§ **Exercise brief**: Print the lines of the listing below verbatim from its first line through the line bearing "oil_fit_v = [180000, 6.8]". Any pictures are to be omitted.

--------------------------------

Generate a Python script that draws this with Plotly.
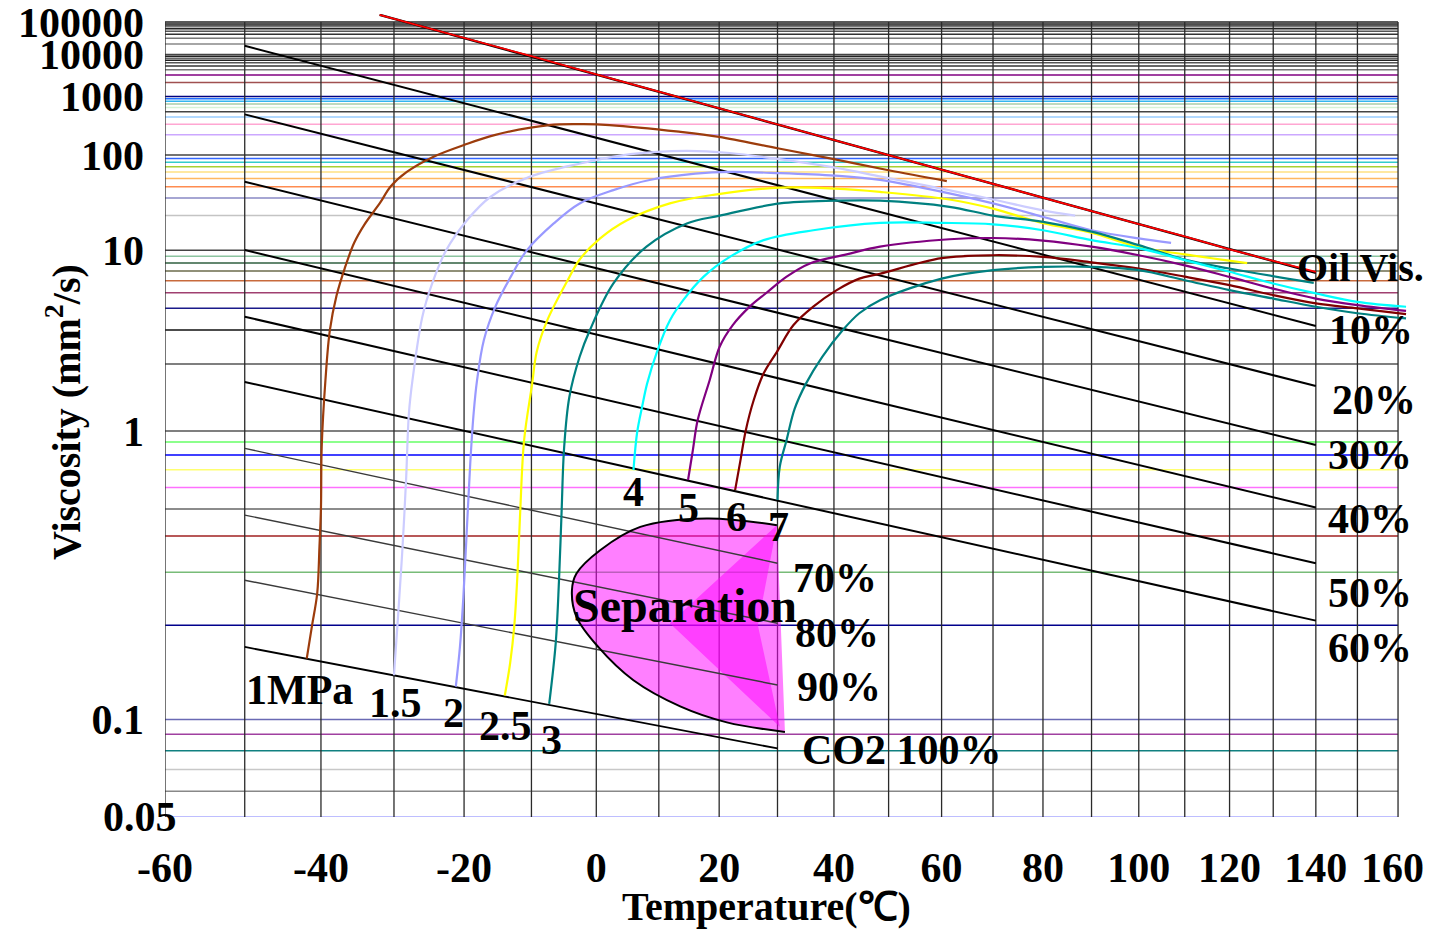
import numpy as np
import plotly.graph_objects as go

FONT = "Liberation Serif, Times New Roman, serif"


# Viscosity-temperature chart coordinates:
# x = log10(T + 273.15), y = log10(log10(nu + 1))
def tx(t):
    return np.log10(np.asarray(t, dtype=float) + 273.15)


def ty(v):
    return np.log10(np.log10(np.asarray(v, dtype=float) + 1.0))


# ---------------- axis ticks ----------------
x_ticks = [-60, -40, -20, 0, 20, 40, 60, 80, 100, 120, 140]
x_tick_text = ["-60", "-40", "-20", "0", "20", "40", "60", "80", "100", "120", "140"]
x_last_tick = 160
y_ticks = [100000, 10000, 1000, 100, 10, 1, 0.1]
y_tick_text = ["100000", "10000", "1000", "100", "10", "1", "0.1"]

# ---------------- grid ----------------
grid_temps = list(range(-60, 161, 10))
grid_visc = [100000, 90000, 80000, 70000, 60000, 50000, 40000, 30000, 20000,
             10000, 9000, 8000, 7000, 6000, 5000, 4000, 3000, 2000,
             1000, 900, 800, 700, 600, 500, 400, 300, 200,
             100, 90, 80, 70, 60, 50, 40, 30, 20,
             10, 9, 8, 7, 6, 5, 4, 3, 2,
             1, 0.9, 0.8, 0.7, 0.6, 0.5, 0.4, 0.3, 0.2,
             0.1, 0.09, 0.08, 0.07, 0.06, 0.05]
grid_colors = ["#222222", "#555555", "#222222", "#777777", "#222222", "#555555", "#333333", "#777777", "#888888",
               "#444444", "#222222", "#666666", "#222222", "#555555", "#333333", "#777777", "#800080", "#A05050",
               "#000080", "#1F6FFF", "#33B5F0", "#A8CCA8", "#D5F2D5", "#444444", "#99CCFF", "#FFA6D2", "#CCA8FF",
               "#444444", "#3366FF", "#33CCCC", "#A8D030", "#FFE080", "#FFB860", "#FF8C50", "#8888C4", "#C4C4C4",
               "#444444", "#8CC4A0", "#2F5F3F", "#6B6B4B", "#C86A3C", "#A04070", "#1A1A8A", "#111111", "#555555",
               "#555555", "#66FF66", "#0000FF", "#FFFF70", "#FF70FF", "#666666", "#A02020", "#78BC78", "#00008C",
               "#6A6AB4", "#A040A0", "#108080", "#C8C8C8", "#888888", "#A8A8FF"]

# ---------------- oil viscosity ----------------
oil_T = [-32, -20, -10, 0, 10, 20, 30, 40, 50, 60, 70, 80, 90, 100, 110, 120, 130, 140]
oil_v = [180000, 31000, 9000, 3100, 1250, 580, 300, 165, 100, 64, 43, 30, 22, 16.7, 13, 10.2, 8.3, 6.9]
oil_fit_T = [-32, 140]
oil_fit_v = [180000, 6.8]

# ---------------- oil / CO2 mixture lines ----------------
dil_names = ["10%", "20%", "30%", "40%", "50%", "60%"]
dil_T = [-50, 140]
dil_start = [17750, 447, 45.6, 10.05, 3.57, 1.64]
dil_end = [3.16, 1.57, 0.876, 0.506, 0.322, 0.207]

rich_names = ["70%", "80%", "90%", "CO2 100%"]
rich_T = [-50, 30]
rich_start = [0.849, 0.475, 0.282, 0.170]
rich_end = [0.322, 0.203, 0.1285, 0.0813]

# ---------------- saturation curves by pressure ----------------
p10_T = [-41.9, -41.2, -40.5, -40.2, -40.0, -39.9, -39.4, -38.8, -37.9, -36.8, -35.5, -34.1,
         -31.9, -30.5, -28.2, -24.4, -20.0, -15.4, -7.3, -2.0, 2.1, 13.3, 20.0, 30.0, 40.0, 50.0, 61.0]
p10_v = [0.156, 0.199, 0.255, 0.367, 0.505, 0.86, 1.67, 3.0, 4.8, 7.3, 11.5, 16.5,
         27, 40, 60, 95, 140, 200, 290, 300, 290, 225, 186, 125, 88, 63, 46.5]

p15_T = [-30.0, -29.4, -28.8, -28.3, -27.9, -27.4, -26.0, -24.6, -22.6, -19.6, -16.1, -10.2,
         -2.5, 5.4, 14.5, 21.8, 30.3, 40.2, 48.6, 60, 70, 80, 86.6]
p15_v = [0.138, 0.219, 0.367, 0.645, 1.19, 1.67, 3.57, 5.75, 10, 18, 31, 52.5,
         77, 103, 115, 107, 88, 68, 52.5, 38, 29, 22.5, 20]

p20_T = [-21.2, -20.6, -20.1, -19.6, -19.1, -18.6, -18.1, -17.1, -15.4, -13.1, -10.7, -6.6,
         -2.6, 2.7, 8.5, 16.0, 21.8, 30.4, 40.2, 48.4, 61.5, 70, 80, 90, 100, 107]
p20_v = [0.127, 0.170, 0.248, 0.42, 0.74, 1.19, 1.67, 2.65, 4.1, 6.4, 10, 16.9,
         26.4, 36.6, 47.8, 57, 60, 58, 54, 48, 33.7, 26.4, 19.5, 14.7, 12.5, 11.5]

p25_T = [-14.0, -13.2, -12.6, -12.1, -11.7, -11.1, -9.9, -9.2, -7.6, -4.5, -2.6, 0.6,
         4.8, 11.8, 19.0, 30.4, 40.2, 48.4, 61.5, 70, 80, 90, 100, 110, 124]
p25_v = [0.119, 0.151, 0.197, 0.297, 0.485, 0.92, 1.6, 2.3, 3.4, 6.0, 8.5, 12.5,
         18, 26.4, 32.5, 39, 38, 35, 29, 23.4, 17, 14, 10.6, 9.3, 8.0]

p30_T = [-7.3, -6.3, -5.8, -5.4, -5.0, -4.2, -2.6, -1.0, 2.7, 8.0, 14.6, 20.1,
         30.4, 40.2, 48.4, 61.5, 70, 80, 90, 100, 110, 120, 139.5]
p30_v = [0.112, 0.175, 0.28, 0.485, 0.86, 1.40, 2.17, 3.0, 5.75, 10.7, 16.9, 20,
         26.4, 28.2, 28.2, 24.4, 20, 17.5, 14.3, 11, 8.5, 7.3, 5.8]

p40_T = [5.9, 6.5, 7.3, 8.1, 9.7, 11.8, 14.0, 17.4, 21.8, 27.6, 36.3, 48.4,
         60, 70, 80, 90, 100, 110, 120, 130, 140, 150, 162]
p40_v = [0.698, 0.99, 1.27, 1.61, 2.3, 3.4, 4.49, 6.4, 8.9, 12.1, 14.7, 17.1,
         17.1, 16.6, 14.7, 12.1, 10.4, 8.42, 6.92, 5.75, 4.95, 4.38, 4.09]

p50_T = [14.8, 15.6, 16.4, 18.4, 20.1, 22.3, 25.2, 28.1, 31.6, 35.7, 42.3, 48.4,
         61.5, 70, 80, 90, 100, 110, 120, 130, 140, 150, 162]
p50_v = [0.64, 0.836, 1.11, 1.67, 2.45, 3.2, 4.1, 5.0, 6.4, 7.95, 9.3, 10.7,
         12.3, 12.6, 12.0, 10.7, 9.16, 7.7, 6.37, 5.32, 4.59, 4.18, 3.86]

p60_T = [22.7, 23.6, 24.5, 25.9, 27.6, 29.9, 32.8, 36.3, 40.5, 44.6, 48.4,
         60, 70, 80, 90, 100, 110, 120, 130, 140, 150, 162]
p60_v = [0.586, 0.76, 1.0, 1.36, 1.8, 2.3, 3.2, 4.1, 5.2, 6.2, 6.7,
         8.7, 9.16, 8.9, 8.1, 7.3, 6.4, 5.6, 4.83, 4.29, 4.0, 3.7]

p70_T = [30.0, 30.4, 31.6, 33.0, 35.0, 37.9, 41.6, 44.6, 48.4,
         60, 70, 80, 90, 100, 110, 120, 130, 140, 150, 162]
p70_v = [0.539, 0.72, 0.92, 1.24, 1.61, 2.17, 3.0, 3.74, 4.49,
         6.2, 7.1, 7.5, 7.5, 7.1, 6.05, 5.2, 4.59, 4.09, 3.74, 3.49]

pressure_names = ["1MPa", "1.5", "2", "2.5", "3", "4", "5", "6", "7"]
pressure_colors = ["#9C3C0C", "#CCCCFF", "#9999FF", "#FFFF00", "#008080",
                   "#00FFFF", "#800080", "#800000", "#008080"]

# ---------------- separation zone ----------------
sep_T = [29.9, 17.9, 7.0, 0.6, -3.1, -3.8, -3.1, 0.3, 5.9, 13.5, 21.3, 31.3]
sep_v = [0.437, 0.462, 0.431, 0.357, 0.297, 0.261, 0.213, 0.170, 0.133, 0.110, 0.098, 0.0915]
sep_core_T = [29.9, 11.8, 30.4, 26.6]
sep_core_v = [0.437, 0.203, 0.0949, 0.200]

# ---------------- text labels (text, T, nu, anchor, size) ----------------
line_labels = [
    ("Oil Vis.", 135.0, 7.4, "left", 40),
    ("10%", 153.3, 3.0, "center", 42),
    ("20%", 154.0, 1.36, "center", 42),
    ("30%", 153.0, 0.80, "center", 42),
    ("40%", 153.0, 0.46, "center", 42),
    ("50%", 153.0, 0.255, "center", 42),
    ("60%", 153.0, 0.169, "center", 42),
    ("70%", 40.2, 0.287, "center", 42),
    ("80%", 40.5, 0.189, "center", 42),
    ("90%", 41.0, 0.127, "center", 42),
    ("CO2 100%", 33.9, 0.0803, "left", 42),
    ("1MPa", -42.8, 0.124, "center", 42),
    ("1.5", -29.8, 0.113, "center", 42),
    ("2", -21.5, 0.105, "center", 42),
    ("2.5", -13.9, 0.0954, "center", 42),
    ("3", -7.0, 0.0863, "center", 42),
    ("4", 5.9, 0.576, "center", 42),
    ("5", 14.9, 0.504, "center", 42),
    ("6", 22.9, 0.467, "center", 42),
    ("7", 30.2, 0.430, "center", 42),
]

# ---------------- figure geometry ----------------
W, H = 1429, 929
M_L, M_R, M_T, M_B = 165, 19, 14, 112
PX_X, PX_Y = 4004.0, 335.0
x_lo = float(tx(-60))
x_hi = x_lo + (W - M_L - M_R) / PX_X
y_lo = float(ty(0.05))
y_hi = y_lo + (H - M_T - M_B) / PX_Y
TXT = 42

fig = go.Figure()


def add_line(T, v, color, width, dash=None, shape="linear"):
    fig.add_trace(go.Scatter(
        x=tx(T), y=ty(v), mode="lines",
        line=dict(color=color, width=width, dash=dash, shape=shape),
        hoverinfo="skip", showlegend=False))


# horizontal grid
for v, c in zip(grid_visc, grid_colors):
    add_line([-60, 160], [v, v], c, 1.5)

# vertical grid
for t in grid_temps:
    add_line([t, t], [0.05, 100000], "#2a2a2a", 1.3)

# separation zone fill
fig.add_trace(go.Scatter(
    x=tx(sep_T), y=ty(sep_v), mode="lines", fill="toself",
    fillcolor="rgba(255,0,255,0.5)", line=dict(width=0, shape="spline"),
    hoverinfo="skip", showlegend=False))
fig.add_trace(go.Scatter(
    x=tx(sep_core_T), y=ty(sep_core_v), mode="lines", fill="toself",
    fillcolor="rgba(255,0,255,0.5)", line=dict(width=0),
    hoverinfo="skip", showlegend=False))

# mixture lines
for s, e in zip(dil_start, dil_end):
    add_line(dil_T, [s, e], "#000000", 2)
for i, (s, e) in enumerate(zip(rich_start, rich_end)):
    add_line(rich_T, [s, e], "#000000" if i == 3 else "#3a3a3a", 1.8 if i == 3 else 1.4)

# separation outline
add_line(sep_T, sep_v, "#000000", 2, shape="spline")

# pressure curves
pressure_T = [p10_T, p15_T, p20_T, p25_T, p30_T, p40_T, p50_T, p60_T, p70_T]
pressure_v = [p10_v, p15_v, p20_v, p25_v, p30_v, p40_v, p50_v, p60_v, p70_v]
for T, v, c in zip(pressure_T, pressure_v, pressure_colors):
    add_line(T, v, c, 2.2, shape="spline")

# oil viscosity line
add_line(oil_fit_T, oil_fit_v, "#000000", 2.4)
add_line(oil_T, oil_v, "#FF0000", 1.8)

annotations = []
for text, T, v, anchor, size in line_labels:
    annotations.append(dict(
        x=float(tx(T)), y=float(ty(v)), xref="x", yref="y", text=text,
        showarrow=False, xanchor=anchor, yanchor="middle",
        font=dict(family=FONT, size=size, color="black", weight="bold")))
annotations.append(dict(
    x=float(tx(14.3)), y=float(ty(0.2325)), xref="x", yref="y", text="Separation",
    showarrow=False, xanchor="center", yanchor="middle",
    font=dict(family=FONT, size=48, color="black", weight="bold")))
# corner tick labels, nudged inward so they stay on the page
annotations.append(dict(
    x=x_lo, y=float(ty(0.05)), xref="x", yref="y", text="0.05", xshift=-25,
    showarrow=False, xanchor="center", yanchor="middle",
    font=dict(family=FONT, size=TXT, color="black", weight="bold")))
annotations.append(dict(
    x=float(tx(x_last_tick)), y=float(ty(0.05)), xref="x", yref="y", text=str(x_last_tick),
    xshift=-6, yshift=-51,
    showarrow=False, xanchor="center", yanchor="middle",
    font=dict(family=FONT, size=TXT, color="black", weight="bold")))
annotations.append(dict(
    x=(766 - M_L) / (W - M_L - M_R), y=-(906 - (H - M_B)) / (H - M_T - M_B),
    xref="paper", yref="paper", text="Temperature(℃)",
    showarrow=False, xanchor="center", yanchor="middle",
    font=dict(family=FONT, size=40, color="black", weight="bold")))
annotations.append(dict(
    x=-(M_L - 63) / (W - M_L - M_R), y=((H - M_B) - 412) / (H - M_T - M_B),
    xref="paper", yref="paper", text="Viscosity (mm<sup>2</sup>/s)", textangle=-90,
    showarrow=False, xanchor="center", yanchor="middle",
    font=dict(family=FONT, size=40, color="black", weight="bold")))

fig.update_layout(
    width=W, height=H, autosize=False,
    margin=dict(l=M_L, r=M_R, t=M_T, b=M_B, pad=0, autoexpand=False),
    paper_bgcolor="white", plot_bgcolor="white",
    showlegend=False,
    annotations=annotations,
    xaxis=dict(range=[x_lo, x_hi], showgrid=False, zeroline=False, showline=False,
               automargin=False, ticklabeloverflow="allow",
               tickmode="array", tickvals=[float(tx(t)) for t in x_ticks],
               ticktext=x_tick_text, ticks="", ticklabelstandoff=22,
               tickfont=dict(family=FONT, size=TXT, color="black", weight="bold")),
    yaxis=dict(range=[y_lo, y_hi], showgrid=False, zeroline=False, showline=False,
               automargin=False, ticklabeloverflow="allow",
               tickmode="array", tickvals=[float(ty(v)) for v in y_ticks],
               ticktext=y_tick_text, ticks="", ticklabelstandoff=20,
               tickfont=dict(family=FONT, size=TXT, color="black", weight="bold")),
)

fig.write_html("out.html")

--------------------------------

§ **Response**:
Generate a Python script that draws this with Plotly.
import numpy as np
import plotly.graph_objects as go

FONT = "Liberation Serif, Times New Roman, serif"


# Viscosity-temperature chart coordinates:
# x = log10(T + 273.15), y = log10(log10(nu + 1))
def tx(t):
    return np.log10(np.asarray(t, dtype=float) + 273.15)


def ty(v):
    return np.log10(np.log10(np.asarray(v, dtype=float) + 1.0))


# ---------------- axis ticks ----------------
x_ticks = [-60, -40, -20, 0, 20, 40, 60, 80, 100, 120, 140]
x_tick_text = ["-60", "-40", "-20", "0", "20", "40", "60", "80", "100", "120", "140"]
x_last_tick = 160
y_ticks = [100000, 10000, 1000, 100, 10, 1, 0.1]
y_tick_text = ["100000", "10000", "1000", "100", "10", "1", "0.1"]

# ---------------- grid ----------------
grid_temps = list(range(-60, 161, 10))
grid_visc = [100000, 90000, 80000, 70000, 60000, 50000, 40000, 30000, 20000,
             10000, 9000, 8000, 7000, 6000, 5000, 4000, 3000, 2000,
             1000, 900, 800, 700, 600, 500, 400, 300, 200,
             100, 90, 80, 70, 60, 50, 40, 30, 20,
             10, 9, 8, 7, 6, 5, 4, 3, 2,
             1, 0.9, 0.8, 0.7, 0.6, 0.5, 0.4, 0.3, 0.2,
             0.1, 0.09, 0.08, 0.07, 0.06, 0.05]
grid_colors = ["#222222", "#555555", "#222222", "#777777", "#222222", "#555555", "#333333", "#777777", "#888888",
               "#444444", "#222222", "#666666", "#222222", "#555555", "#333333", "#777777", "#800080", "#A05050",
               "#000080", "#1F6FFF", "#33B5F0", "#A8CCA8", "#D5F2D5", "#444444", "#99CCFF", "#FFA6D2", "#CCA8FF",
               "#444444", "#3366FF", "#33CCCC", "#A8D030", "#FFE080", "#FFB860", "#FF8C50", "#8888C4", "#C4C4C4",
               "#444444", "#8CC4A0", "#2F5F3F", "#6B6B4B", "#C86A3C", "#A04070", "#1A1A8A", "#111111", "#555555",
               "#555555", "#66FF66", "#0000FF", "#FFFF70", "#FF70FF", "#666666", "#A02020", "#78BC78", "#00008C",
               "#6A6AB4", "#A040A0", "#108080", "#C8C8C8", "#888888", "#A8A8FF"]

# ---------------- oil viscosity ----------------
oil_T = [-32, -20, -10, 0, 10, 20, 30, 40, 50, 60, 70, 80, 90, 100, 110, 120, 130, 140]
oil_v = [180000, 31000, 9000, 3100, 1250, 580, 300, 165, 100, 64, 43, 30, 22, 16.7, 13, 10.2, 8.3, 6.9]
oil_fit_T = [-32, 140]
oil_fit_v = [180000, 6.8]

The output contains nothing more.